そもそも、別世界へ迷い込む系の話って、あくまで現実世界を軸としていて、そこで一時を過ごし(お約束のように現実と時間経過はずれている)そこでも経験を経て少年少女が成長する(そしてこれまたお約束のように忘れていく)。って感じだと思います大枠では。

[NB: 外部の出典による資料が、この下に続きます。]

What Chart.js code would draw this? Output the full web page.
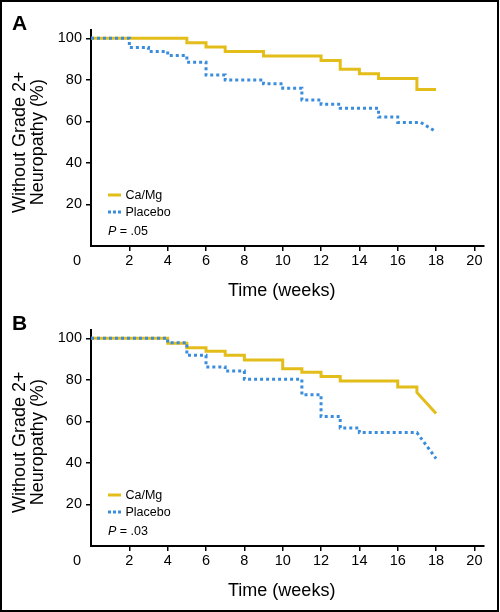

 不思議の国のアリス然り、果てしない物語然り、ナルニア然り、同じジブリの千と千尋然り。
   
 異世界系作品に造詣が深くないのであれですけど、スローライフものとかはもう異世界の方へ軸足が完全に固定されちゃってるわけじゃニアですか、現実的にはもはや「死」んでしまっているわけで。人生終わったwとか言って『なろう』読む暇あるなら少しでも努力しろよとか資本主義社会に染まり切った私は思うわけですけど、異世界での出来事は一種の安寧に違いがない。

 しかし『君生き』で描かれたようなおぞましい異世界に停滞したいですかね? 世界のバランスがどうこう(ご丁寧に積み木や石まで用意して)という話は、異世界(夢想空間)でさえも邪悪で汚濁的な物に転化してしまうということを示唆していますし、それ以前にあの世界が容易に崩壊してしまう仮初に近い何か(何せ不安定な「石」の力で動いていた)でしかなかった。

 けっきょく、眞人は自力でというかほぼアオサギやヒミに頼りきりで132番のドアから現実世界へ回帰するわけですが(自分一人の意志で頑張ってるだけインコ大王の方が格好いいよ)、これまでの数多の別世界旅行系主人公がそうであったように、次第次第に薄れ忘れ他の雑多な経験の中に飲み込まれていく。あっさりと、何でも何事でもなかったかのように。最後の、寂寥を通り越して清々しささえも感じる「戦争が終わって二年後、」のモノローグには痺れました。夢想でさえも、非現実でさえも、時の流れとともに普遍化していく。……良かったです。